Dataset entries:

* * * *

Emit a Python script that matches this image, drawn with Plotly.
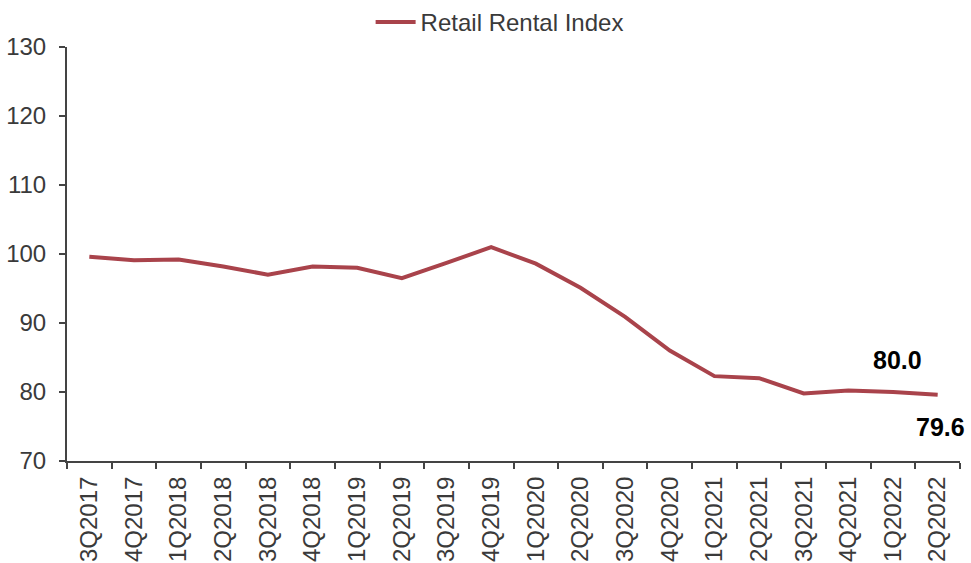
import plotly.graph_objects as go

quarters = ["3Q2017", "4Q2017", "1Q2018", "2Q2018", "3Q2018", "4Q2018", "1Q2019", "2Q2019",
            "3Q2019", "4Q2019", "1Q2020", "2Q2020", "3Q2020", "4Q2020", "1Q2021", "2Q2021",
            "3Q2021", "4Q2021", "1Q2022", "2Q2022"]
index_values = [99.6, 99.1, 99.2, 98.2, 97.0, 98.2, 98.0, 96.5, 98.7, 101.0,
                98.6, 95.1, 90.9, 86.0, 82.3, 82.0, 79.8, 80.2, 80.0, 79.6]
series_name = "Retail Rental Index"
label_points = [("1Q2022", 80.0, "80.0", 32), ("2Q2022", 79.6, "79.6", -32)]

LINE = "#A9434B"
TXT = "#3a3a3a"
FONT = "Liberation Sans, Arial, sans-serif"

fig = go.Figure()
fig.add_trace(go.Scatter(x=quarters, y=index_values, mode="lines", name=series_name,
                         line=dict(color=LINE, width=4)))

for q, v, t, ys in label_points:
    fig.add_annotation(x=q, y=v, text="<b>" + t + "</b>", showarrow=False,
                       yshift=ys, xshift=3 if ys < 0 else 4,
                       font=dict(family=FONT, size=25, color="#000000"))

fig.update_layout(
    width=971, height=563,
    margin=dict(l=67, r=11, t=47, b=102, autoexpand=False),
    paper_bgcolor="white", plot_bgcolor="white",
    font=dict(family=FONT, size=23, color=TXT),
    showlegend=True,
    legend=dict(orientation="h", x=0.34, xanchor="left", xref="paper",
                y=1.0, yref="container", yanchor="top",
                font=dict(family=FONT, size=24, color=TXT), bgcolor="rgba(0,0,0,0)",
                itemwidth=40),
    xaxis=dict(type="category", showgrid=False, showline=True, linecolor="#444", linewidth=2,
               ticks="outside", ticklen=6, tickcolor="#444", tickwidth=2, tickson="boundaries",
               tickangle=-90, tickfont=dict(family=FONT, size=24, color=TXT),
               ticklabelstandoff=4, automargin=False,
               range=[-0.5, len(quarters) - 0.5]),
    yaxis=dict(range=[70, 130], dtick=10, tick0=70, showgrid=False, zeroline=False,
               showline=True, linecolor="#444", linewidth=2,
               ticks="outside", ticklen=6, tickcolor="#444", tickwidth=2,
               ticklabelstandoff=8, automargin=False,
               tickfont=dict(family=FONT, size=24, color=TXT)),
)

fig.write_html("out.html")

* * * *

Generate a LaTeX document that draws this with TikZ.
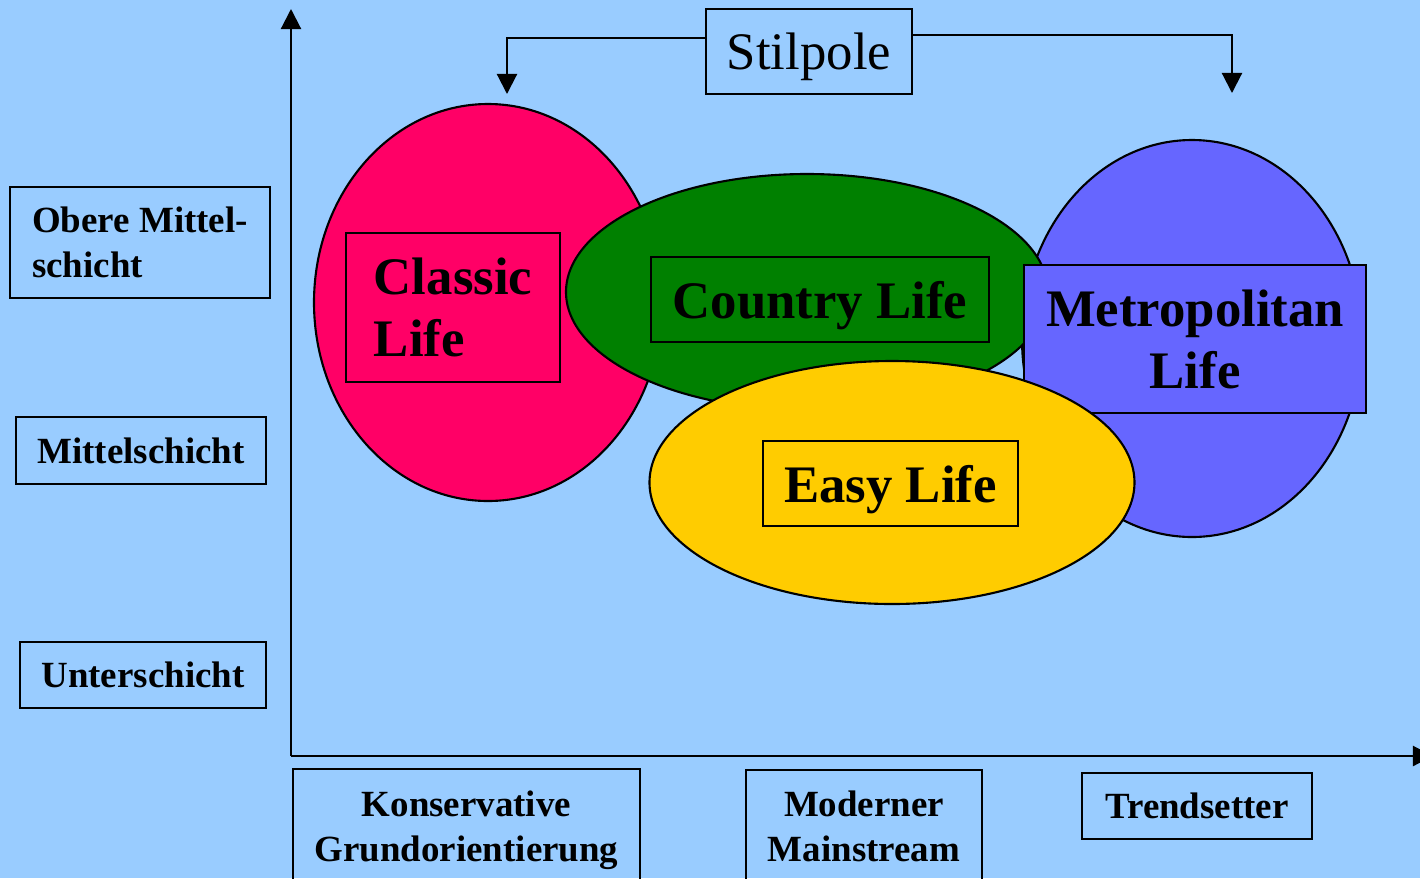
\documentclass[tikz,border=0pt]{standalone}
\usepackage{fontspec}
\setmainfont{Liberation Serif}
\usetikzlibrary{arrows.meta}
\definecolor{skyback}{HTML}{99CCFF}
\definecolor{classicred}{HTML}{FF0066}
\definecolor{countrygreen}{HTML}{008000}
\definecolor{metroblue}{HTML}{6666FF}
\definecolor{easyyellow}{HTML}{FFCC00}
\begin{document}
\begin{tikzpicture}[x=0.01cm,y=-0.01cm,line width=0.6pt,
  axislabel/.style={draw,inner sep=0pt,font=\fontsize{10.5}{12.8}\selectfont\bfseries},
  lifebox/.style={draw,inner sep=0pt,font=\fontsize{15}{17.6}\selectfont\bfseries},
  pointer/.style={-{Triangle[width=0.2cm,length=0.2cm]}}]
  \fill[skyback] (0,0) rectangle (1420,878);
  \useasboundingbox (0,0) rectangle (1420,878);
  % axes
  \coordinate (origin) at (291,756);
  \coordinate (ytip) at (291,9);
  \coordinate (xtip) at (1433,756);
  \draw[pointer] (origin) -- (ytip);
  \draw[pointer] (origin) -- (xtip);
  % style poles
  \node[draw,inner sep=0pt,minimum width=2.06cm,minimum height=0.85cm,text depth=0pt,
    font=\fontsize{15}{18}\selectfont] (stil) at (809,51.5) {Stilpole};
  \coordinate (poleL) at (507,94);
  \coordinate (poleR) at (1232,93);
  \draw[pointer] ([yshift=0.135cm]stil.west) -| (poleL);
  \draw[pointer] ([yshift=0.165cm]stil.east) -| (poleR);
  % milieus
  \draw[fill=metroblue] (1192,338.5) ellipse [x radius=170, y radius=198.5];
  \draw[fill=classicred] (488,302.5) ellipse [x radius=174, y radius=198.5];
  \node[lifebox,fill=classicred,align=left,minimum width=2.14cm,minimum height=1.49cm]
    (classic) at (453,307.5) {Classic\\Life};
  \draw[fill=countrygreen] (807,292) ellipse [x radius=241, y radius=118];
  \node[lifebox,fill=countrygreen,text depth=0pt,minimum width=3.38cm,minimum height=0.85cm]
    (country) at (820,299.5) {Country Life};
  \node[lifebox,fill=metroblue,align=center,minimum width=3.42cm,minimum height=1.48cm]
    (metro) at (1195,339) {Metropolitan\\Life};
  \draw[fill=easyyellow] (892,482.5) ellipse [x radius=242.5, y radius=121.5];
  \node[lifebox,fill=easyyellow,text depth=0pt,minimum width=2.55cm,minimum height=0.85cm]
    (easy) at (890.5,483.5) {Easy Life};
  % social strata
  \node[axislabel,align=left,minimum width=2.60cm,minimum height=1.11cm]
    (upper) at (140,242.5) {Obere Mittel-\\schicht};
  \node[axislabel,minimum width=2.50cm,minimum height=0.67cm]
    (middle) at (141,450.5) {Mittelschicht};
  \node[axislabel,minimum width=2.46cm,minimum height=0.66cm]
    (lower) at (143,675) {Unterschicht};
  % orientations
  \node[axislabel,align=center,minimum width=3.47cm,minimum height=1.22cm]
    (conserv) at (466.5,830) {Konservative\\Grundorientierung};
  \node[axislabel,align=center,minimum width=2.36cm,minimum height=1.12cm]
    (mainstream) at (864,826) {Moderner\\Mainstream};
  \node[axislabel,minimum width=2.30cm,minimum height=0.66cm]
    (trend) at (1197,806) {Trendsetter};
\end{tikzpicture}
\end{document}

* * * *

# Goal
Count every line in the entries above where the word "that" appears; respond with the number alone.

# Solution to this exercise
2